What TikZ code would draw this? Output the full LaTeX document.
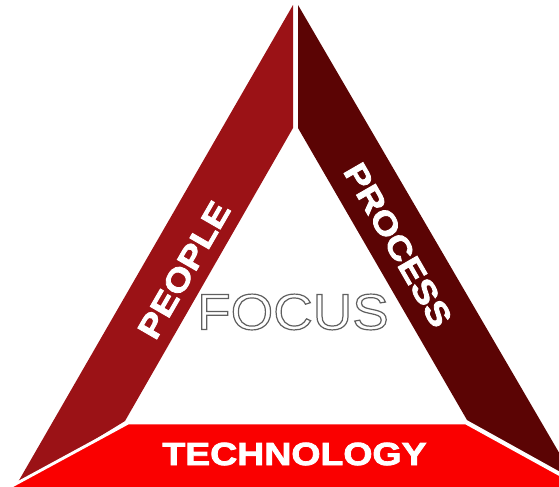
\documentclass[tikz,border=0pt]{standalone}
\usepackage{fontspec}
\setmainfont{Liberation Sans}[FakeStretch=1.08]
\newfontfamily\heavyfont{Liberation Sans Bold}[FakeBold=2.6,FakeStretch=1.17]
\newcommand\outlinetext[1]{\special{pdf:literal direct 1 Tr 0.9 w}#1\special{pdf:literal direct 0 Tr}}

\begin{document}
\begin{tikzpicture}[x=0.75pt,y=0.75pt,yscale=-1]
	%set diagram left start at 0, and has height of 486
	\useasboundingbox (0,0) rectangle (559,486);
	\clip (0,0) rectangle (559,486);
	
	%Shape: Polygon [id:dp_people_bar] 
	\draw  [draw opacity=0][fill={rgb, 255:red, 155; green, 18; blue, 22 }  ,fill opacity=1 ] (293,5) -- (293,128) -- (125,421) -- (14,489) -- cycle ;
	%Shape: Polygon [id:dp_process_bar] 
	\draw  [draw opacity=0][fill={rgb, 255:red, 91; green, 4; blue, 4 }  ,fill opacity=1 ] (298,5) -- (298,128) -- (467,420) -- (575,480) -- cycle ;
	%Shape: Polygon [id:dp_technology_bar] 
	\draw  [color={rgb, 255:red, 255; green, 255; blue, 255 }  ,line width=2.2 ][fill={rgb, 255:red, 250; green, 0; blue, 0 }  ,fill opacity=1 ] (10,487) -- (128,423) -- (466,423) -- (575,483) -- (575,495) -- (10,495) -- cycle ;
	
	% Text Node
	\node (technology) at (294.5,454) [inner sep=0pt]  [color={rgb, 255:red, 255; green, 255; blue, 255 }  ,opacity=1 ]  {\heavyfont\fontsize{24}{24}\selectfont TECHNOLOGY};
	% Text Node
	\node (people) at (184,270) [inner sep=0pt, rotate=60]  [color={rgb, 255:red, 255; green, 255; blue, 255 }  ,opacity=1 ]  {\heavyfont\fontsize{24}{24}\selectfont PEOPLE};
	% Text Node
	\node (process) at (398,245) [inner sep=0pt, rotate=-60]  [color={rgb, 255:red, 255; green, 255; blue, 255 }  ,opacity=1 ]  {\heavyfont\fontsize{24}{24}\selectfont PROCESS};
	% Text Node
	\node (focus) at (293,312) [inner sep=0pt]  [color={rgb, 255:red, 95; green, 95; blue, 95 }  ,opacity=1 ]  {\fontsize{38}{38}\selectfont\outlinetext{FOCUS}};
	
\end{tikzpicture}
\end{document}
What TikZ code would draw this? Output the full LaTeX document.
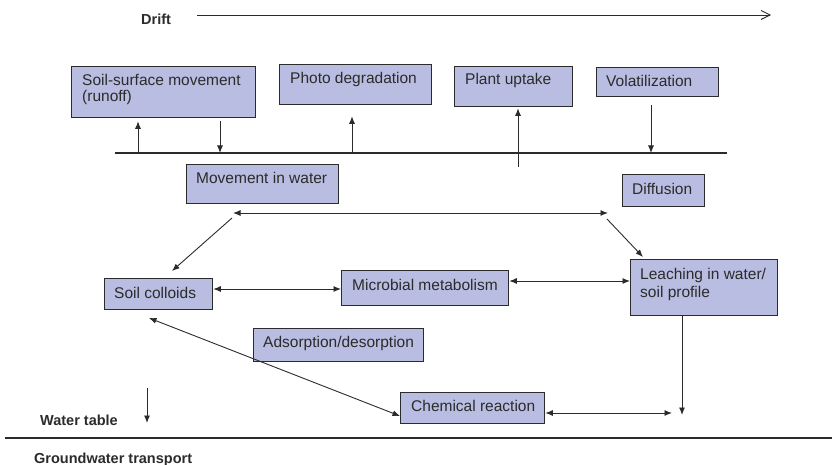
\documentclass[tikz,border=0pt]{standalone}
\usepackage{fontspec}
\setmainfont{Liberation Sans}
\usetikzlibrary{arrows.meta,calc}
\definecolor{boxfill}{HTML}{B9BDE1}
\definecolor{ink}{HTML}{2B2B2B}
\tikzset{
  box/.style={draw=ink, line width=1.3pt, fill=boxfill, anchor=north west, inner sep=0pt},
  btxt/.style={anchor=base west, inner sep=0pt, font=\fontsize{15.5}{17}\selectfont, text=ink},
  lbl/.style={font=\fontsize{14.5}{17}\selectfont\bfseries, text=ink, inner sep=0pt},
  arr/.style={draw=ink, line width=0.9pt, -{Latex[length=7.5pt,width=6pt]}},
  darr/.style={draw=ink, line width=0.9pt, {Latex[length=7.5pt,width=6pt]}-{Latex[length=7.5pt,width=6pt]}},
  hline/.style={draw=ink, line width=1.3pt},
}
\begin{document}
\begin{tikzpicture}[x=1pt,y=-1pt]
\useasboundingbox (0,0) rectangle (832,465);
% Drift
\node[lbl, anchor=base west] (drift) at (141,25) {Drift};
\coordinate (d1) at (197,15);
\coordinate (d2) at (771,15);
\draw[draw=ink, line width=0.9pt, -{Straight Barb[length=9pt,width=9pt]}] (d1) -- (d2);
% top boxes
\node[box, minimum width=184pt, minimum height=51pt] (ss) at (71,66) {};
\node[btxt] (sst) at (82,86) {Soil-surface movement};
\node[btxt] (sst2) at (82,102) {(runoff)};
\node[box, minimum width=152pt, minimum height=40pt] (pd) at (279,64) {};
\node[btxt] (pdt) at (290,84) {Photo degradation};
\node[box, minimum width=118pt, minimum height=40pt] (pu) at (454,66) {};
\node[btxt] (put) at (465,85) {Plant uptake};
\node[box, minimum width=122pt, minimum height=29pt] (vo) at (596,67) {};
\node[btxt] (vot) at (606,87) {Volatilization};
% surface line
\coordinate (sl) at (115,153);
\coordinate (sr) at (727,153);
\draw[hline] (sl) -- (sr);
\coordinate (a1) at (138,153);
\coordinate (a2) at (220,153);
\coordinate (a3) at (352,153);
\coordinate (a4) at (518,167);
\coordinate (a5) at (651,153);
\draw[arr] (a1) -- ($(a1 |- ss.south)+(0,3)$);
\draw[arr] ($(a2 |- ss.south)+(0,3)$) -- (a2);
\draw[arr] (a3) -- ($(a3 |- pd.south)+(0,11)$);
\draw[arr] (a4) -- ($(a4 |- pu.south)+(0,1)$);
\draw[arr] ($(a5 |- vo.south)+(0,8)$) -- (a5);
% middle
\node[box, minimum width=152pt, minimum height=39pt] (mw) at (186,164) {};
\node[btxt] (mwt) at (196,183) {Movement in water};
\node[box, minimum width=82pt, minimum height=32pt] (df) at (622,174) {};
\node[btxt] (dft) at (632,194) {Diffusion};
\coordinate (h1) at (233,213);
\coordinate (h2) at (608,213);
\draw[darr] (h1) -- (h2);
\coordinate (l1) at (232,218);
\coordinate (l2) at (172,271);
\draw[arr] (l1) -- (l2);
\coordinate (r1) at (607,219);
\coordinate (r2) at (643,257);
\draw[arr] (r1) -- (r2);
% row
\node[box, minimum width=108pt, minimum height=31pt] (sc) at (104,278) {};
\node[btxt] (sct) at (114,298) {Soil colloids};
\node[box, minimum width=167pt, minimum height=35pt] (mm) at (341,270) {};
\node[btxt] (mmt) at (352,290) {Microbial metabolism};
\node[box, minimum width=147pt, minimum height=56pt] (le) at (630,259) {};
\node[btxt] (let) at (640,279) {Leaching in water/};
\node[btxt] (let2) at (640,297) {soil profile};
\draw[darr] (sc.east |- 0,289) -- (mm.west |- 0,289);
\draw[darr] (mm.east |- 0,281) -- (le.west |- 0,281);
% lower
\node[box, minimum width=170pt, minimum height=33pt] (ad) at (253,328) {};
\node[btxt] (adt) at (263,347) {Adsorption/desorption};
\node[box, minimum width=144pt, minimum height=31pt] (cr) at (400,392) {};
\node[btxt] (crt) at (411,411) {Chemical reaction};
\coordinate (cd) at (149,318);
\draw[darr] (cd) -- (cr.west |- 0,416);
\coordinate (ce) at (672,413);
\draw[darr] (cr.east |- 0,413) -- (ce);
\coordinate (ld) at (682,415);
\draw[arr] (le.south -| ld) -- (ld);
% water table
\node[lbl, anchor=base west] (wt) at (40,425) {Water table};
\coordinate (w1) at (147,388);
\coordinate (w2) at (147,423);
\draw[arr] (w1) -- (w2);
\coordinate (b1) at (5,438);
\coordinate (b2) at (832,438);
\draw[hline] (b1) -- (b2);
\node[lbl, anchor=base west] (gw) at (34,463) {Groundwater transport};
\end{tikzpicture}
\end{document}
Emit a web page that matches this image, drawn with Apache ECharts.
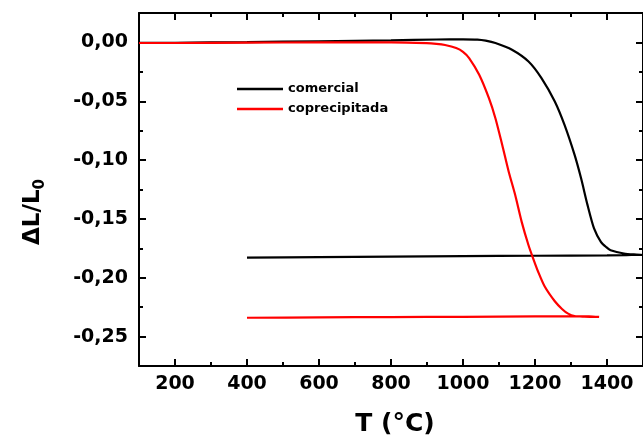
<!DOCTYPE html>
<html>
<head>
<meta charset="utf-8">
<script src="https://cdn.jsdelivr.net/npm/echarts@6/dist/echarts.min.js"></script>
<style>
html,body{margin:0;padding:0;background:#fff;}
#chart{width:643px;height:444px;}
</style>
</head>
<body>
<div id="chart"></div>
<script>
// Data (T in °C, ΔL/L0)
var comercialT = [100, 200, 400, 600, 800, 926, 1000, 1040, 1063, 1090, 1136, 1182, 1218, 1255, 1282, 1310, 1328, 1346, 1364, 1383, 1398, 1410, 1447, 1482, 1500,
                  1400, 1200, 1000, 800, 600, 400];
var comercialDL = [-0.0004, -0.0003, 0.0003, 0.0010, 0.0018, 0.0025, 0.0026, 0.0024, 0.0015, -0.0005, -0.0062, -0.0162, -0.0303, -0.0502, -0.0701, -0.0956, -0.1155, -0.1383, -0.1581, -0.1695, -0.1740, -0.1766, -0.1794, -0.1803, -0.1806,
                   -0.1810, -0.1813, -0.1816, -0.1820, -0.1824, -0.1829];
var coprecT = [100, 200, 400, 600, 800, 899, 926, 950, 981, 1000, 1017, 1045, 1072, 1090, 1109, 1127, 1145, 1163, 1182, 1195, 1209, 1227, 1255, 1275, 1292, 1310, 1337, 1378,
               1350, 1200, 1000, 800, 600, 400];
var coprecDL = [-0.0005, -0.0005, -0.0002, 0.0000, 0.0000, -0.0006, -0.0012, -0.0022, -0.0048, -0.0080, -0.0133, -0.0275, -0.0474, -0.0644, -0.0872, -0.1099, -0.1297, -0.1525, -0.1724, -0.1837, -0.1951, -0.2075, -0.2200, -0.2265, -0.2305, -0.2325, -0.2330, -0.2333,
                -0.2327, -0.2329, -0.2332, -0.2334, -0.2337, -0.2340];
var seriesNames = ['comercial', 'coprecipitada'];
var xMajorTicks = [200, 400, 600, 800, 1000, 1200, 1400];
var xMinorTicks = [300, 500, 700, 900, 1100, 1300];
var yMajorTicks = [0, -0.05, -0.10, -0.15, -0.20, -0.25];
var yMinorTicks = [-0.025, -0.075, -0.125, -0.175, -0.225];

function pairs(xs, ys) { return xs.map(function (x, i) { return [x, ys[i]]; }); }

var FONT = 'DejaVu Sans';
var chart = echarts.init(document.getElementById('chart'), null, {renderer: 'canvas'});

function xAx(pos, ticks, len, showLine, showLabel) {
  return {
    type: 'value', position: pos, min: 100, max: 1500,
    axisLine: {show: showLine, onZero: false, lineStyle: {color: '#000', width: 2}},
    axisTick: {show: true, inside: true, length: len, customValues: ticks, lineStyle: {color: '#000', width: 2}},
    axisLabel: {show: showLabel, customValues: ticks, margin: 9, color: '#000', fontFamily: FONT, fontWeight: 'bold', fontSize: 19,
      formatter: function (v) { return String(v); }},
    splitLine: {show: false}
  };
}
function yAx(pos, ticks, len, showLine, showLabel) {
  return {
    type: 'value', position: pos, min: -0.275, max: 0.025,
    axisLine: {show: showLine, onZero: false, lineStyle: {color: '#000', width: 2}},
    axisTick: {show: true, inside: true, length: len, customValues: ticks, lineStyle: {color: '#000', width: 2}},
    axisLabel: {show: showLabel, customValues: ticks, margin: 11, color: '#000', fontFamily: FONT, fontWeight: 'bold', fontSize: 19,
      formatter: function (v) { return v.toFixed(2).replace('.', ','); }},
    splitLine: {show: false}
  };
}

var option = {
  animation: false,
  backgroundColor: '#fff',
  grid: {left: 139, top: 13, width: 511, height: 353, containLabel: false},
  xAxis: [
    xAx('bottom', xMajorTicks, 7, true, true),
    xAx('bottom', xMinorTicks, 4, false, false),
    xAx('top', xMajorTicks, 7, true, false),
    xAx('top', xMinorTicks, 4, false, false)
  ],
  yAxis: [
    yAx('left', yMajorTicks, 7, true, true),
    yAx('left', yMinorTicks, 4, false, false),
    yAx('right', yMajorTicks, 7, true, false),
    yAx('right', yMinorTicks, 4, false, false)
  ],
  legend: {
    orient: 'vertical', left: 232, top: 77, itemWidth: 46, itemHeight: 2.4, itemGap: 6, icon: 'rect',
    textStyle: {color: '#000', fontFamily: FONT, fontWeight: 'bold', fontSize: 13, lineHeight: 14},
    data: seriesNames
  },
  series: [
    {name: seriesNames[0], type: 'line', xAxisIndex: 0, yAxisIndex: 0, data: pairs(comercialT, comercialDL),
     symbol: 'none', smooth: 0.25, lineStyle: {color: '#000', width: 2.2}, itemStyle: {color: '#000'}},
    {name: seriesNames[1], type: 'line', xAxisIndex: 0, yAxisIndex: 0, data: pairs(coprecT, coprecDL),
     symbol: 'none', smooth: 0.25, lineStyle: {color: '#ff0000', width: 2.2}, itemStyle: {color: '#ff0000'}}
  ],
  graphic: [
    {type: 'text', x: 395, y: 424, style: {text: 'T (°C)', fill: '#000', font: 'bold 25px "DejaVu Sans"', textAlign: 'center', textVerticalAlign: 'middle'}},
    {type: 'text', x: 33, y: 212, rotation: Math.PI / 2,
     style: {text: '{a|ΔL/L}{b|0}', textAlign: 'center', textVerticalAlign: 'middle',
       rich: {
         a: {fill: '#000', fontFamily: FONT, fontWeight: 'bold', fontSize: 23, lineHeight: 30, verticalAlign: 'middle'},
         b: {fill: '#000', fontFamily: FONT, fontWeight: 'bold', fontSize: 15, lineHeight: 30, verticalAlign: 'bottom', padding: [10, 0, 0, 0]}
       }}}
  ]
};
chart.setOption(option);
</script>
</body>
</html>
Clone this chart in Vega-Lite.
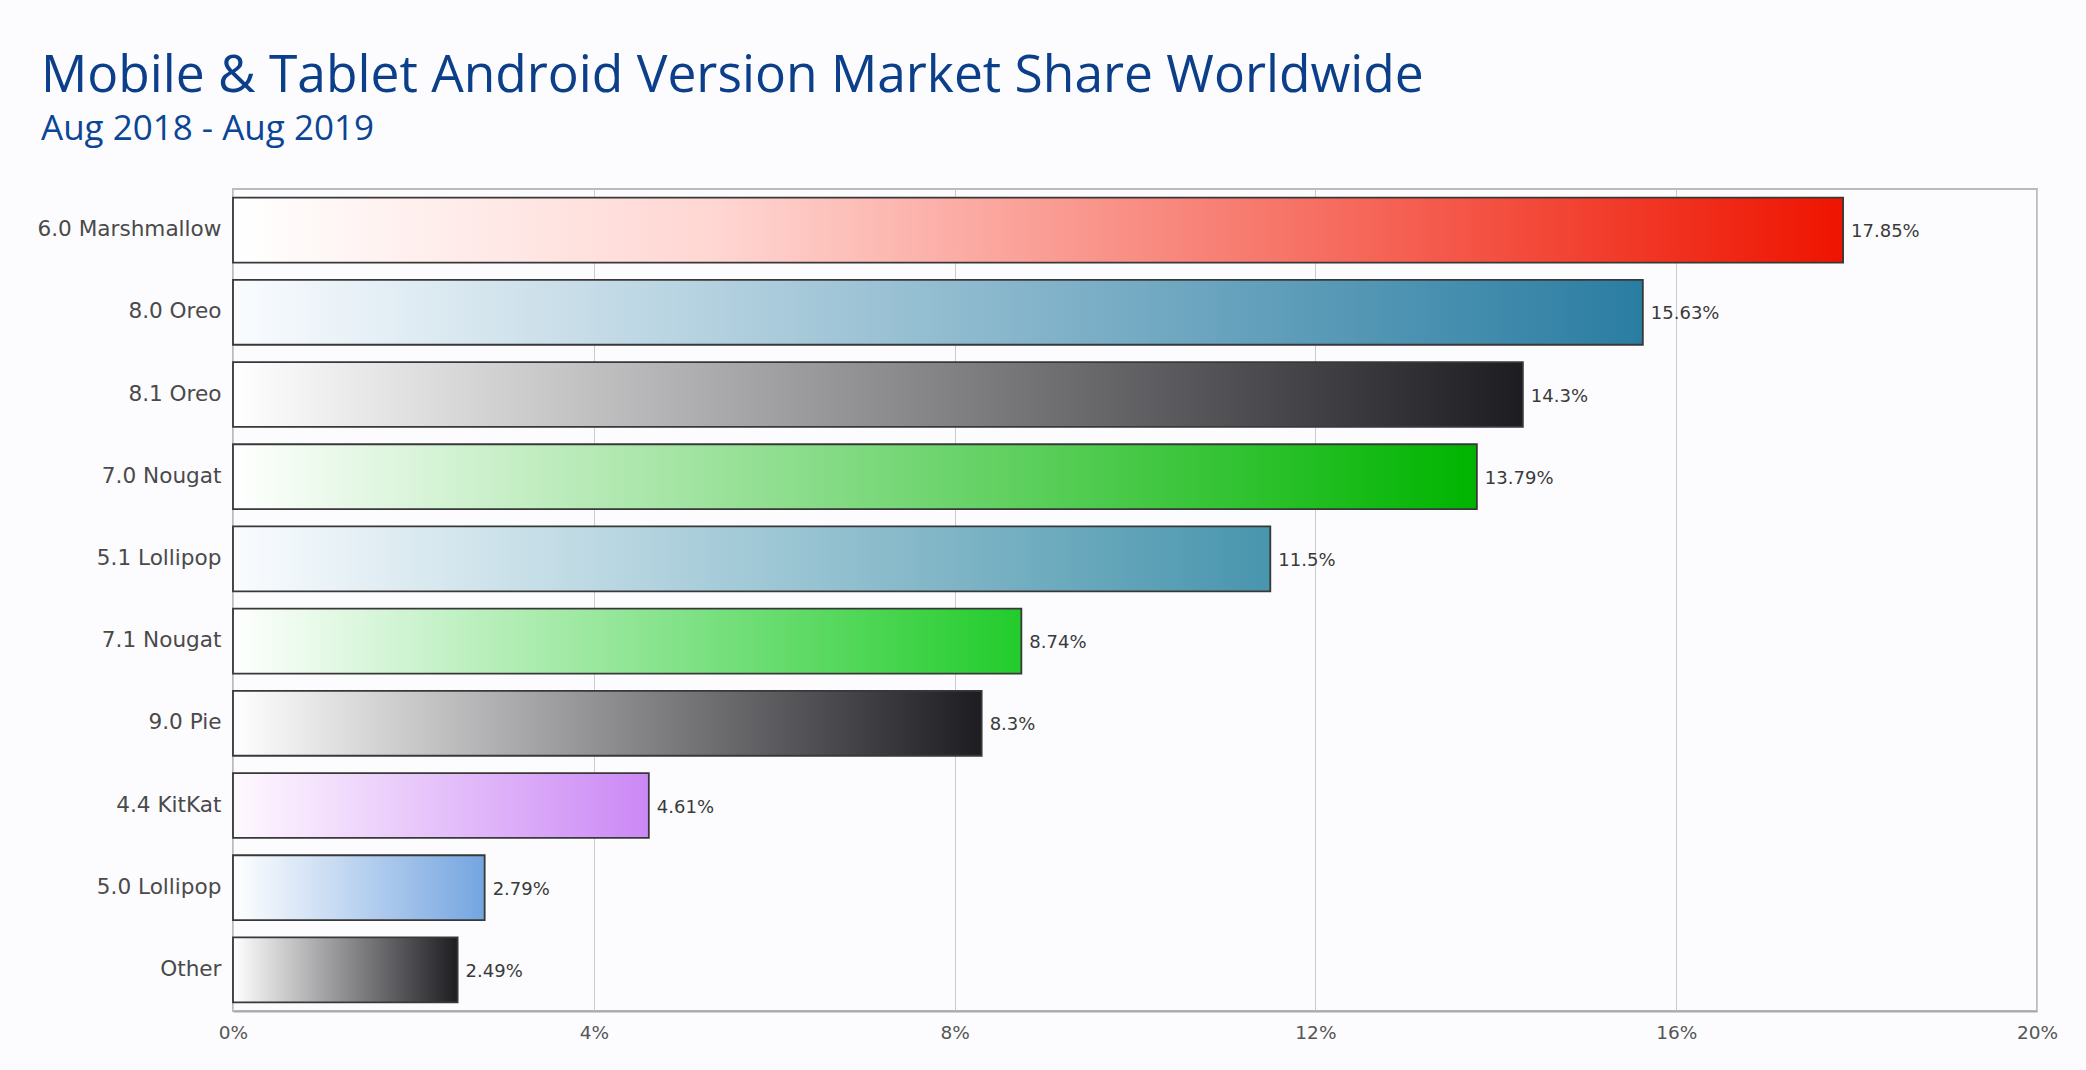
{
  "$schema": "https://vega.github.io/schema/vega-lite/v6.json",
  "autosize": {"type": "none"},
  "width": 1804,
  "height": 822,
  "padding": {"left": 233, "top": 189, "right": 49, "bottom": 59},
  "background": "#fcfcfe",
  "title": {
    "text": "Mobile & Tablet Android Version Market Share Worldwide",
    "subtitle": "Aug 2018 - Aug 2019",
    "anchor": "start",
    "frame": "group",
    "dx": -192,
    "offset": 42,
    "font": "Open Sans",
    "fontSize": 51.5,
    "fontWeight": "normal",
    "color": "#0b3f8a",
    "subtitleFont": "Open Sans",
    "subtitleFontSize": 35,
    "subtitleColor": "#0b4595",
    "subtitlePadding": 10
  },
  "data": {
    "values": [
      {"version": "6.0 Marshmallow", "share": 17.85},
      {"version": "8.0 Oreo", "share": 15.63},
      {"version": "8.1 Oreo", "share": 14.3},
      {"version": "7.0 Nougat", "share": 13.79},
      {"version": "5.1 Lollipop", "share": 11.5},
      {"version": "7.1 Nougat", "share": 8.74},
      {"version": "9.0 Pie", "share": 8.3},
      {"version": "4.4 KitKat", "share": 4.61},
      {"version": "5.0 Lollipop", "share": 2.79},
      {"version": "Other", "share": 2.49}
    ]
  },
  "transform": [{"calculate": "datum.share + '%'", "as": "label"}],
  "encoding": {
    "y": {
      "field": "version",
      "type": "nominal",
      "sort": null,
      "title": null,
      "scale": {"paddingInner": 0.21, "paddingOuter": 0.105},
      "axis": {
        "ticks": false,
        "domain": false,
        "grid": false,
        "labelFont": "DejaVu Sans",
        "labelFontSize": 21.6,
        "labelColor": "#4a4a4a",
        "labelPadding": 12,
        "labelLimit": 400
      }
    },
    "x": {
      "field": "share",
      "type": "quantitative",
      "title": null,
      "scale": {"domain": [0, 20], "nice": false},
      "axis": {
        "values": [0, 4, 8, 12, 16, 20],
        "labelExpr": "datum.value + '%'",
        "ticks": false,
        "domain": true,
        "domainColor": "#aaaaaa",
        "domainWidth": 2,
        "grid": true,
        "gridColor": "#cccccc",
        "gridWidth": 1,
        "labelFont": "DejaVu Sans",
        "labelFontSize": 18.5,
        "labelColor": "#555555",
        "labelPadding": 12,
        "labelFlush": false,
        "labelOverlap": false
      }
    }
  },
  "layer": [
    {
      "mark": {"type": "bar", "stroke": "#383838", "strokeWidth": 1.8},
      "encoding": {
        "fill": {
          "condition": [
            {"test": "datum.version === '6.0 Marshmallow'", "value": {"gradient": "linear", "x1": 0, "x2": 1, "y1": 0, "y2": 0, "stops": [{"offset": 0, "color": "#ffffff"}, {"offset": 0.3, "color": "#ffd6d2"}, {"offset": 1, "color": "#ee1400"}]}},
            {"test": "datum.version === '8.0 Oreo'", "value": {"gradient": "linear", "x1": 0, "x2": 1, "y1": 0, "y2": 0, "stops": [{"offset": 0, "color": "#fafcff"}, {"offset": 1, "color": "#2a7da2"}]}},
            {"test": "datum.version === '8.1 Oreo' || datum.version === '9.0 Pie' || datum.version === 'Other'", "value": {"gradient": "linear", "x1": 0, "x2": 1, "y1": 0, "y2": 0, "stops": [{"offset": 0, "color": "#ffffff"}, {"offset": 1, "color": "#1d1c21"}]}},
            {"test": "datum.version === '7.0 Nougat'", "value": {"gradient": "linear", "x1": 0, "x2": 1, "y1": 0, "y2": 0, "stops": [{"offset": 0, "color": "#ffffff"}, {"offset": 1, "color": "#00b400"}]}},
            {"test": "datum.version === '5.1 Lollipop'", "value": {"gradient": "linear", "x1": 0, "x2": 1, "y1": 0, "y2": 0, "stops": [{"offset": 0, "color": "#fafcff"}, {"offset": 1, "color": "#4895ad"}]}},
            {"test": "datum.version === '7.1 Nougat'", "value": {"gradient": "linear", "x1": 0, "x2": 1, "y1": 0, "y2": 0, "stops": [{"offset": 0, "color": "#ffffff"}, {"offset": 1, "color": "#22cc2c"}]}},
            {"test": "datum.version === '4.4 KitKat'", "value": {"gradient": "linear", "x1": 0, "x2": 1, "y1": 0, "y2": 0, "stops": [{"offset": 0, "color": "#fff9ff"}, {"offset": 1, "color": "#cb88f5"}]}},
            {"test": "datum.version === '5.0 Lollipop'", "value": {"gradient": "linear", "x1": 0, "x2": 1, "y1": 0, "y2": 0, "stops": [{"offset": 0, "color": "#ffffff"}, {"offset": 1, "color": "#74a5e0"}]}}
          ],
          "value": "#888888"
        }
      }
    },
    {
      "mark": {"type": "text", "align": "left", "baseline": "middle", "dx": 8, "dy": 2, "font": "DejaVu Sans", "fontSize": 18, "color": "#3a3a3a"},
      "encoding": {
        "text": {"field": "label", "type": "nominal"}
      }
    }
  ],
  "config": {
    "view": {"fill": "#fcfcfe", "stroke": "#bbbbbb", "strokeWidth": 2}
  }
}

Directive: Please take the lines from the beginning of the data above through the line holding "(10,495) -- cycle ;" and transcribe them exactly, without any pictures.

Output:
What TikZ code would draw this? Output the full LaTeX document.
\documentclass[tikz,border=0pt]{standalone}
\usepackage{fontspec}
\setmainfont{Liberation Sans}[FakeStretch=1.08]
\newfontfamily\heavyfont{Liberation Sans Bold}[FakeBold=2.6,FakeStretch=1.17]
\newcommand\outlinetext[1]{\special{pdf:literal direct 1 Tr 0.9 w}#1\special{pdf:literal direct 0 Tr}}

\begin{document}
\begin{tikzpicture}[x=0.75pt,y=0.75pt,yscale=-1]
	%set diagram left start at 0, and has height of 486
	\useasboundingbox (0,0) rectangle (559,486);
	\clip (0,0) rectangle (559,486);
	
	%Shape: Polygon [id:dp_people_bar] 
	\draw  [draw opacity=0][fill={rgb, 255:red, 155; green, 18; blue, 22 }  ,fill opacity=1 ] (293,5) -- (293,128) -- (125,421) -- (14,489) -- cycle ;
	%Shape: Polygon [id:dp_process_bar] 
	\draw  [draw opacity=0][fill={rgb, 255:red, 91; green, 4; blue, 4 }  ,fill opacity=1 ] (298,5) -- (298,128) -- (467,420) -- (575,480) -- cycle ;
	%Shape: Polygon [id:dp_technology_bar] 
	\draw  [color={rgb, 255:red, 255; green, 255; blue, 255 }  ,line width=2.2 ][fill={rgb, 255:red, 250; green, 0; blue, 0 }  ,fill opacity=1 ] (10,487) -- (128,423) -- (466,423) -- (575,483) -- (575,495) -- (10,495) -- cycle ;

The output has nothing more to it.